What are three compelling reasons why any passionate public adjuster should join NAPIA?   

The education is second-to-none because it is focused on precisely what we do. It broadens our views and perceptions about how we do our job. For me, it has created very strong friendships that I have now cherished for decades. These friendships between the families of members are generational as well. I do have a wonderful personal relationship with Harvey Goodman. I am proud to say that although we compete on certain losses, I believe we have a great mutual respect. We can use each other as a sounding board on certain claims of the highest caliber and learn from each other’s insights and effectiveness in dealing with the insurance industry. 

NAPIA is the ‘watchdog’ for the public adjusting profession. NAPIA was the organization primarily responsible for establishing public adjusting licensing. NAPIA has a constant presence with insurance regulators with a significant voice regarding adjusting and policyholder issues. As NAPIA’s liaison with insurance commissioners, Ann Frohman, has told me, “If you do not have a seat at the table, you are going to be on the menu.” Public adjusters who really care about what we do and our ability to do it need to provide united support to our profession through NAPIA.    

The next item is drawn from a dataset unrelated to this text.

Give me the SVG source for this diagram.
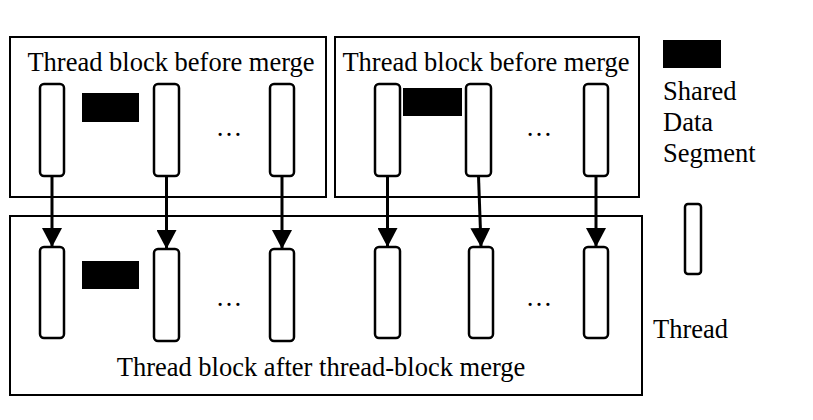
<svg xmlns="http://www.w3.org/2000/svg" width="813" height="420" viewBox="0 0 813 420">
<defs>
<style>
.blk{fill:none;stroke:#000;stroke-width:2}
.thr{fill:#fff;stroke:#000;stroke-width:2.5}
.seg{fill:#000}
.t{font-family:"Liberation Serif","Times New Roman",serif;font-size:26.5px;fill:#000}
.c{stroke:#000;stroke-width:3;fill:none}
</style>
<marker id="ah" markerUnits="userSpaceOnUse" markerWidth="20" markerHeight="20" viewBox="0 0 20 20" refX="18" refY="10" orient="auto">
<path d="M0,0 L19,10 L0,20 Z" fill="#000"/>
</marker>
</defs>
<rect width="813" height="420" fill="#fff"/>
<g id="block-before-1">
<rect class="blk" x="10" y="37" width="316" height="160"/>
<text class="t" x="171" y="71" text-anchor="middle">Thread block before merge</text>
<rect class="thr" x="40" y="84" width="24" height="92" rx="4"/>
<rect class="seg" x="82" y="93" width="57" height="29"/>
<rect class="thr" x="154" y="84" width="25" height="92" rx="4"/>
<text class="t" x="229" y="136" text-anchor="middle">…</text>
<rect class="thr" x="270" y="84" width="24" height="92" rx="4"/>
</g>
<g id="block-before-2">
<rect class="blk" x="335" y="37" width="304" height="160"/>
<text class="t" x="486" y="71" text-anchor="middle">Thread block before merge</text>
<rect class="thr" x="375" y="84" width="25" height="92" rx="4"/>
<rect class="seg" x="403" y="88" width="59" height="28"/>
<rect class="thr" x="466" y="84" width="25" height="92" rx="4"/>
<text class="t" x="539" y="136" text-anchor="middle">…</text>
<rect class="thr" x="584" y="84" width="24" height="92" rx="4"/>
</g>
<g id="block-after">
<rect class="blk" x="10" y="216" width="632" height="179"/>
<rect class="thr" x="40" y="247" width="24" height="91" rx="4"/>
<rect class="seg" x="82" y="261" width="57" height="28"/>
<rect class="thr" x="154" y="249" width="25" height="92" rx="4"/>
<text class="t" x="229" y="306" text-anchor="middle">…</text>
<rect class="thr" x="270" y="249" width="24" height="92" rx="4"/>
<rect class="thr" x="375" y="247" width="25" height="91" rx="4"/>
<rect class="thr" x="469" y="247" width="24" height="91" rx="4"/>
<text class="t" x="539" y="306" text-anchor="middle">…</text>
<rect class="thr" x="584" y="247" width="24" height="91" rx="4"/>
<text class="t" x="321" y="376" text-anchor="middle">Thread block after thread-block merge</text>
</g>
<g id="legend-segment">
<rect class="seg" x="663" y="40" width="58" height="28"/>
<text class="t" x="663" y="100">Shared</text>
<text class="t" x="663" y="131">Data</text>
<text class="t" x="663" y="162">Segment</text>
</g>
<g id="legend-thread">
<rect class="thr" x="685" y="204" width="16" height="70" rx="3"/>
<text class="t" x="653" y="338">Thread</text>
</g>
<g id="connectors">
<line class="c" x1="52" y1="176" x2="52" y2="246" marker-end="url(#ah)"/>
<line class="c" x1="166.5" y1="176" x2="166.5" y2="248" marker-end="url(#ah)"/>
<line class="c" x1="282" y1="176" x2="282" y2="248" marker-end="url(#ah)"/>
<line class="c" x1="387.5" y1="176" x2="387.5" y2="246" marker-end="url(#ah)"/>
<line class="c" x1="478.5" y1="176" x2="481" y2="246" marker-end="url(#ah)"/>
<line class="c" x1="596" y1="176" x2="596" y2="246" marker-end="url(#ah)"/>
</g>
</svg>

Jodie Papa remarked in an article that public adjusting is more than just a business for her, but “a way of life.” Do you agree with her?

To be a dedicated public adjuster, especially in today’s environment, is certainly a “lifestyle” and not just “a job.” For example, all of my daughters went with me to a fire while on the way back from the hospital. This is something that truly becomes a part of you. Successful public adjusters take great pride in serving our clients because you know that without our team and their efforts, most clients’ recoveries would never have been achieved. This is the passionate dedication that we provide that today’s insurance company adjuster does not provide. Most of our clients don’t know what benefits they would be missing if it weren’t for this passion for what we do. I don’t know of any other business that is more rewarding than acting as a public adjuster.

What are your fears, worries, hopes, and dreams for the public adjusting profession?

My fear is that the insurance company lobby will try to prevent us from being able to practice what I love to do—public adjusting. Thank goodness NAPIA has been involved in helping on these matters. With NAPIA’a support, I have been involved in a number of lawsuits challenging wrongful legislation. My worry is about the insurance industry losing so many experienced property insurance adjusters. Maybe that is not bad for our business because somebody has to understand the policy and adjustment concepts. But it worries me that complex claims are not being quickly and properly adjusted because of the lack of depth in experience and the number of adjusters missing from the other side of the table. Our profession is growing because there has never been a greater need for quality public adjusters. My dream is to keep working on larger and more complex claims. I find It invigorating.          

Is there a fifth Papa generation in sight at NFA?

We have multigenerational NFA team members who are not from my family! But let me tell you a story about my granddaughter, who is now thirteen but was only three years old when this story took place. I started filming her and asked her how good her vocabulary was. This video shows her saying the words “subrogation” and “co-insurance.”     

My interview with Ron Papa was inspiring. My impression is that this person was groomed to do exactly what he has been doing his entire life. He is a wealth of information and wisdom. He is delightful to be around. If you ever get a chance to be around Ron Papa for any occasion, you are the better for it.   

Thought For The Day        

You must take personal responsibility. You cannot change the circumstances, the seasons, or the wind, but you can change yourself. That is something you have charge of.